Born in Philadelphia, Pennsylvania, as Elizabeth Boyd White, she preferred to be called by the gender-neutral "E Boyd". Boyd studied embroidery, interior design and painting at the Pennsylvania Academy of the Fine Arts before attending the Academie de la Grande Chaumiere in Paris. She moved to Santa Fe, New Mexico, in the fall of 1929 and began exhibiting her paintings locally soon after. In 1933 she co-founded and began exhibiting with the Rio Grande Painters, a group that included Charles Barrows, Eleanor Cowles, Anne Stockton, James Stovall Morris, Gina Schnaufer, Paul Lantz, and Cady Wells. As secretary of the group she was responsible for organizing exhibitions.

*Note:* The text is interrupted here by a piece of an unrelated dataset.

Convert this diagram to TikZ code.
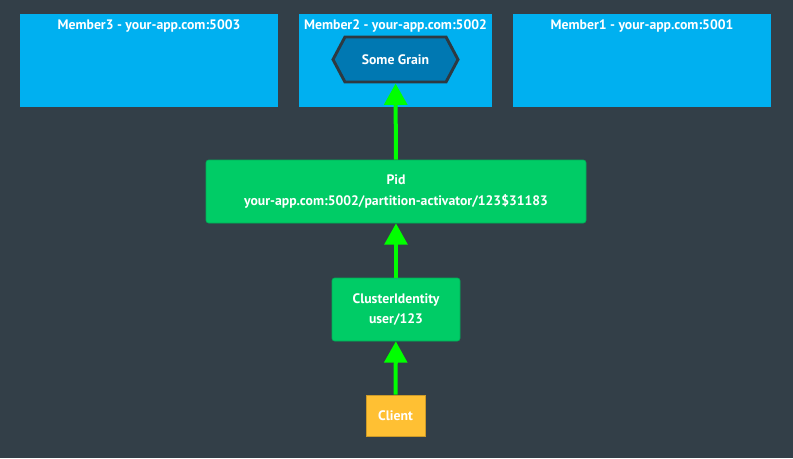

After the Rio Grande Painters disbanded in 1936, Boyd received funding from the Fine Arts Program of the U.S. General Services Administration to complete watercolors and conduct research documenting designs from 18th and 19th century artifacts in New Mexico. These watercolors were used by Manville Chapman to create woodblocks that were then hand-colored by numerous individuals and reproduced in 1938 in the Portfolio of Spanish Colonial Design in New Mexico. The Portfolio was a forerunner of and contributor to the national Index of American Design.

Boyd's first book, Saint and Saint Makers, was published in 1946. It was considered the first truly scholarly and well-researched book on the subject of santos. From 1945 to 1951 Boyd primarily lived in Los Angeles. She worked at the Los Angeles County Museum of Art from 1949 to 1951 first as a Librarian and then as Registrar. When her friend, Cady Wells, donated his collection of santos to the Museum of New Mexico in 1951, he recommended her as the collection's curator. Boyd and the collection were initially housed in the New Mexico Museum of Art before they were moved to the Museum of International Folk Art. The culmination of her life's research on the subject was the publication in 1968 of the book Popular Arts of Colonial New Mexico. In honor of her work for the state, Boyd was awarded the New Mexico's Governor's Award for Excellence in the Arts in 1974.